— Your goal —
Copy exactly the lines from the one containing "What TikZ code" through the one containing "import plotly.graph_objects as go", both included, and leave out any pictures.

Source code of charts
----------

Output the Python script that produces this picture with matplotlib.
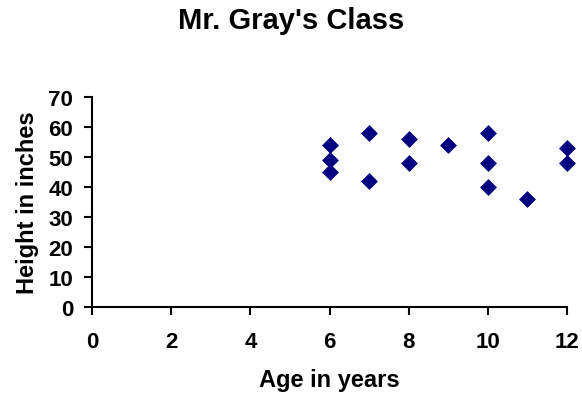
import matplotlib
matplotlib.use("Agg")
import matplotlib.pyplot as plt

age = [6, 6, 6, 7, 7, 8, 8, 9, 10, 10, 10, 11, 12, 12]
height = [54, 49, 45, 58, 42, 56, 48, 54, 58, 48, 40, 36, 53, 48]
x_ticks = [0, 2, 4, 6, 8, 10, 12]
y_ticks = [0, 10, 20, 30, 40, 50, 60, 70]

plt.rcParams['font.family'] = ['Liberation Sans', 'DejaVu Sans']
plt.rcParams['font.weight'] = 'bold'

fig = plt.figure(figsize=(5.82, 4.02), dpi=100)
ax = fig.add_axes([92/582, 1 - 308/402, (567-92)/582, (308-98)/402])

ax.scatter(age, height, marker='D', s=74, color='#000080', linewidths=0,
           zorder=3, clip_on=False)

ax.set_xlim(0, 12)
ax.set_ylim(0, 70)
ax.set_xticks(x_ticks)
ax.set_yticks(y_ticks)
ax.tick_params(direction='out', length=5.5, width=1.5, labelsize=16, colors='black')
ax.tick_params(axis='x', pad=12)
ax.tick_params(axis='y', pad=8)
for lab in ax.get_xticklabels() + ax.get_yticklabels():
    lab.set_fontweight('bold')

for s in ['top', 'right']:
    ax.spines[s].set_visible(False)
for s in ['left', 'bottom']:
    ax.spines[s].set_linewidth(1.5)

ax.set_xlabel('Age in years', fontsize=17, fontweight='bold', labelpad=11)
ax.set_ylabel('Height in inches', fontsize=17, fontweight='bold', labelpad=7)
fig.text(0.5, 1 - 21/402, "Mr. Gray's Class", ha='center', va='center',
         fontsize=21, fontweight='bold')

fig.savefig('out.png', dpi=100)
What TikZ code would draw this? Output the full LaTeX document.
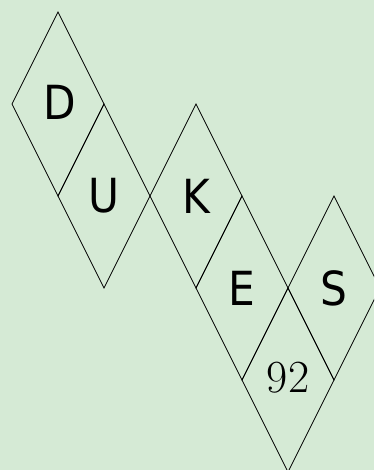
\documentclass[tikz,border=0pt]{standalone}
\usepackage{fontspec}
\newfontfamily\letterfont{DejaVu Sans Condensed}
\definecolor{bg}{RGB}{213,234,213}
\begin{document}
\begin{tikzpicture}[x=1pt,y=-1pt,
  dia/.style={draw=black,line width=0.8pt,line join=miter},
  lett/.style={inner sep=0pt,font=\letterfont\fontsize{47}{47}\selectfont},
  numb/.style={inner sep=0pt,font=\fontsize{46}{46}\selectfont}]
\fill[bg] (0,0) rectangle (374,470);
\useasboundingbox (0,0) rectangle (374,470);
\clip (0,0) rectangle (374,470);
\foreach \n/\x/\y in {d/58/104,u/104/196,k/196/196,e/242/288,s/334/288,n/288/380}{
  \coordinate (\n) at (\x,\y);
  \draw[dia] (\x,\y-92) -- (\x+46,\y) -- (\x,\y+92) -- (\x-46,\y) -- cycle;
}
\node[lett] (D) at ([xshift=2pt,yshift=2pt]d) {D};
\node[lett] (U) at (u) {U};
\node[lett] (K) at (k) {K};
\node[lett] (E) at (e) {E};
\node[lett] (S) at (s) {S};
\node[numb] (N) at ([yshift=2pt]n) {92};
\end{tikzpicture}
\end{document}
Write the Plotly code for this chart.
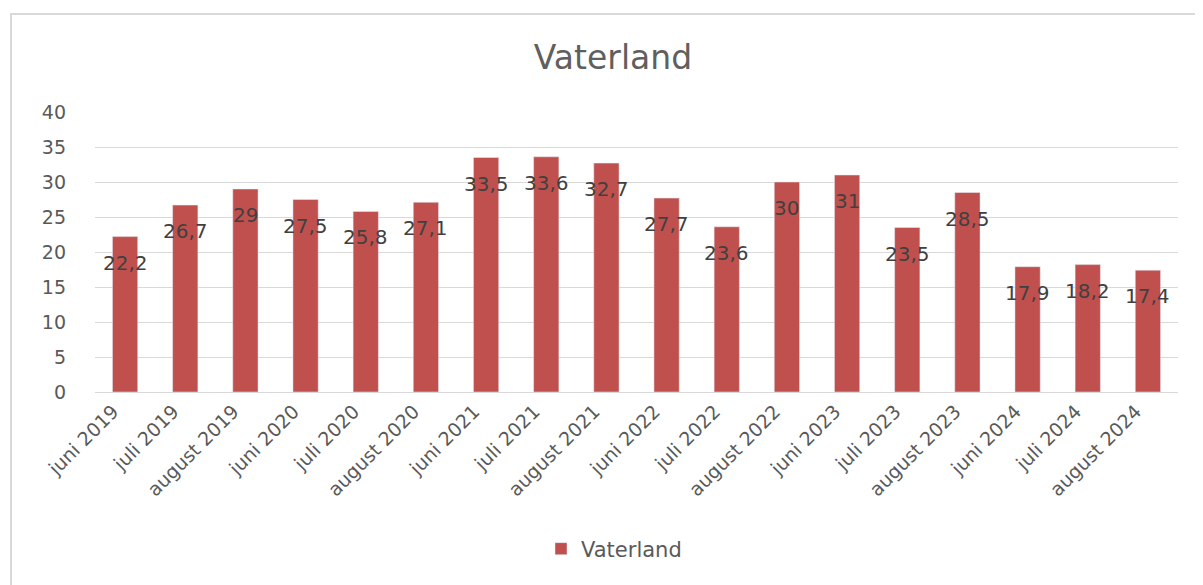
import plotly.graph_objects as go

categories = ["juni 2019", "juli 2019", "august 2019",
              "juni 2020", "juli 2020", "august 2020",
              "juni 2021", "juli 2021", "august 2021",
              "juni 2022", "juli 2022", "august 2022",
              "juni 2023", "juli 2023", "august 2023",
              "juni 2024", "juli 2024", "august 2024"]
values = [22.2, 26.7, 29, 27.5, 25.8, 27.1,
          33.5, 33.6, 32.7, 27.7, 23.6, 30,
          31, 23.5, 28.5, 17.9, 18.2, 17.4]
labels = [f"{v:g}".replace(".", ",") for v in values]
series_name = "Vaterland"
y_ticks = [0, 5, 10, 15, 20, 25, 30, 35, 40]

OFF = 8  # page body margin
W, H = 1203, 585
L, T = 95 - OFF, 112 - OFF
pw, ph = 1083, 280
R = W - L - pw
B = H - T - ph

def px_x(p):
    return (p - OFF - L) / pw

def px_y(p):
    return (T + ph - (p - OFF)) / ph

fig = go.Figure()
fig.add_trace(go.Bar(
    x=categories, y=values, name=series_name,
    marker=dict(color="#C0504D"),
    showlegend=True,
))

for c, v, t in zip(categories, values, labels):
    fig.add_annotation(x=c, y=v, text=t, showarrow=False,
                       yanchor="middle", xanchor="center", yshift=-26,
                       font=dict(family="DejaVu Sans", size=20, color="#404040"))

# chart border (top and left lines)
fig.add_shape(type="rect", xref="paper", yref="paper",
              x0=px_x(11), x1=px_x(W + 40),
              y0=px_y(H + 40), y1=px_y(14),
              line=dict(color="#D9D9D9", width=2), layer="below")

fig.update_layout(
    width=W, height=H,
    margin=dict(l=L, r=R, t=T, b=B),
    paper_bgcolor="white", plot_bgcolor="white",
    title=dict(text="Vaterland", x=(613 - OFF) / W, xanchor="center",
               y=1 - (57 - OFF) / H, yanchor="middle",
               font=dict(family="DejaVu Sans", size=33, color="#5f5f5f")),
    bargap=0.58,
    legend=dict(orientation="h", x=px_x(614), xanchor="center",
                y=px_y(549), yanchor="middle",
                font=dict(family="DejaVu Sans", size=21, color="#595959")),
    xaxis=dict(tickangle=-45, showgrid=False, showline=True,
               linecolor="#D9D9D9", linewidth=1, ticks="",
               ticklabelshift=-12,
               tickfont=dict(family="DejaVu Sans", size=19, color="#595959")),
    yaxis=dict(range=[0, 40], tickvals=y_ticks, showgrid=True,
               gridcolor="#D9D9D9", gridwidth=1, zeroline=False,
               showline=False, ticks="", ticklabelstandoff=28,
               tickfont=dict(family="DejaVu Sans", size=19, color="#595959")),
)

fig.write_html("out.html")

----------

— Exercise answer —
What TikZ code would draw this? Output the full LaTeX document.
\documentclass[tikz,border=0pt]{standalone}
\usepackage{fontspec}
\newfontfamily\letterfont{DejaVu Sans Condensed}
\definecolor{bg}{RGB}{213,234,213}
\begin{document}
\begin{tikzpicture}[x=1pt,y=-1pt,
  dia/.style={draw=black,line width=0.8pt,line join=miter},
  lett/.style={inner sep=0pt,font=\letterfont\fontsize{47}{47}\selectfont},
  numb/.style={inner sep=0pt,font=\fontsize{46}{46}\selectfont}]
\fill[bg] (0,0) rectangle (374,470);
\useasboundingbox (0,0) rectangle (374,470);
\clip (0,0) rectangle (374,470);
\foreach \n/\x/\y in {d/58/104,u/104/196,k/196/196,e/242/288,s/334/288,n/288/380}{
  \coordinate (\n) at (\x,\y);
  \draw[dia] (\x,\y-92) -- (\x+46,\y) -- (\x,\y+92) -- (\x-46,\y) -- cycle;
}
\node[lett] (D) at ([xshift=2pt,yshift=2pt]d) {D};
\node[lett] (U) at (u) {U};
\node[lett] (K) at (k) {K};
\node[lett] (E) at (e) {E};
\node[lett] (S) at (s) {S};
\node[numb] (N) at ([yshift=2pt]n) {92};
\end{tikzpicture}
\end{document}
Write the Plotly code for this chart.
import plotly.graph_objects as go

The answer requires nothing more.